= Mark Jeffreys, 2nd Baron Jeffreys =

British politician (1932-1986)

Mark George Christopher Jeffreys, 2nd Baron Jeffreys (2 February 1932 – 13 February 1986) was a British peer, a member of the House of Lords from 1960 until his death.

The only son of Captain Christopher John Darell Jeffreys (1907–1940), of the Grenadier Guards, who was killed in action during the Second World War, and his wife Lady Rosemary Beatrice Agar, a younger daughter of Sidney James Agar, 4th Earl of Normanton, he was educated at Eton College and the Royal Military Academy Sandhurst, then was commissioned into the Grenadier Guards, rising to the rank of major. In 1960, he succeeded to the peerage of Baron Jeffreys on the death of his grandfather. He was a member of White's.

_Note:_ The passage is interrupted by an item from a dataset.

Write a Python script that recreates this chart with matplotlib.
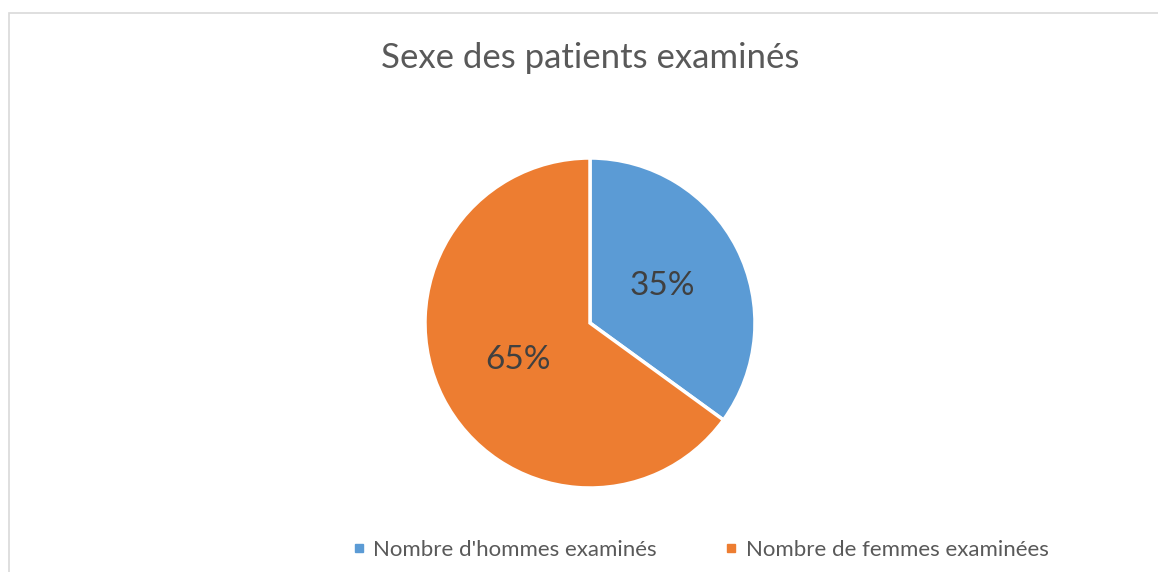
import matplotlib.pyplot as plt
from matplotlib.patches import Rectangle
from matplotlib.lines import Line2D

labels = ["Nombre d'hommes examinés", "Nombre de femmes examinées"]
shares = [35, 65]
colors = ["#5B9BD5", "#ED7D31"]

plt.rcParams['font.family'] = ['Lato', 'DejaVu Sans']

W, H = 1158, 572
fig = plt.figure(figsize=(W / 100, H / 100), dpi=100)

# chart frame (only top and left edge visible in the crop)
fig.patches.append(Rectangle((9 / W, -0.1), 1.2, 1.1 - 13 / H, transform=fig.transFigure,
                             fill=False, edgecolor="#D9D9D9", linewidth=1.2))

cx, cy, r = 590, 323, 165
ax = fig.add_axes([(cx - r) / W, (H - cy - r) / H, 2 * r / W, 2 * r / H])
wedges, texts, autotexts = ax.pie(shares, colors=colors, startangle=90, counterclock=False,
                                  autopct='%1.0f%%', pctdistance=0.49,
                                  wedgeprops=dict(edgecolor="white", linewidth=2.5),
                                  textprops=dict(color="#404040", fontsize=24))
ax.set_xlim(-1, 1)
ax.set_ylim(-1, 1)

fig.text(590 / W, 1 - 58 / H, "Sexe des patients examinés", ha="center", va="center",
         fontsize=25, color="#595959")

handles = [Line2D([], [], marker="s", linestyle="none", markersize=6, color=c) for c in colors]
fig.legend(handles, labels, loc="center", bbox_to_anchor=(700 / W, 1 - 550 / H), ncol=2,
           frameon=False, fontsize=16, labelcolor="#595959", handletextpad=0.3,
           columnspacing=3.0, handlelength=0.7)

fig.savefig("out.png", dpi=100)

In 1956, Jeffreys married firstly Sarah Annabelle Mary, only daughter of Major Henry Claude Lyon Garnett, and they had two sons (Christopher Henry Mark, 1957, and Alexander Charles Darell, 1959) and two daughters (Laura, 1961, and Rose Amanda, 1962), before divorcing in 1967; secondly, that year, Anne Louise, daughter of Sir Shirley Worthington-Evans, 2nd Baronet, and they had one daughter, Sophie Louise, born in 1972; thirdly, in 1981, Suzanne, daughter of James Stead.

Jeffreys died on 13 February 1986, aged 54.

In 1996, his daughter Sophie married the philosopher Roger Scruton.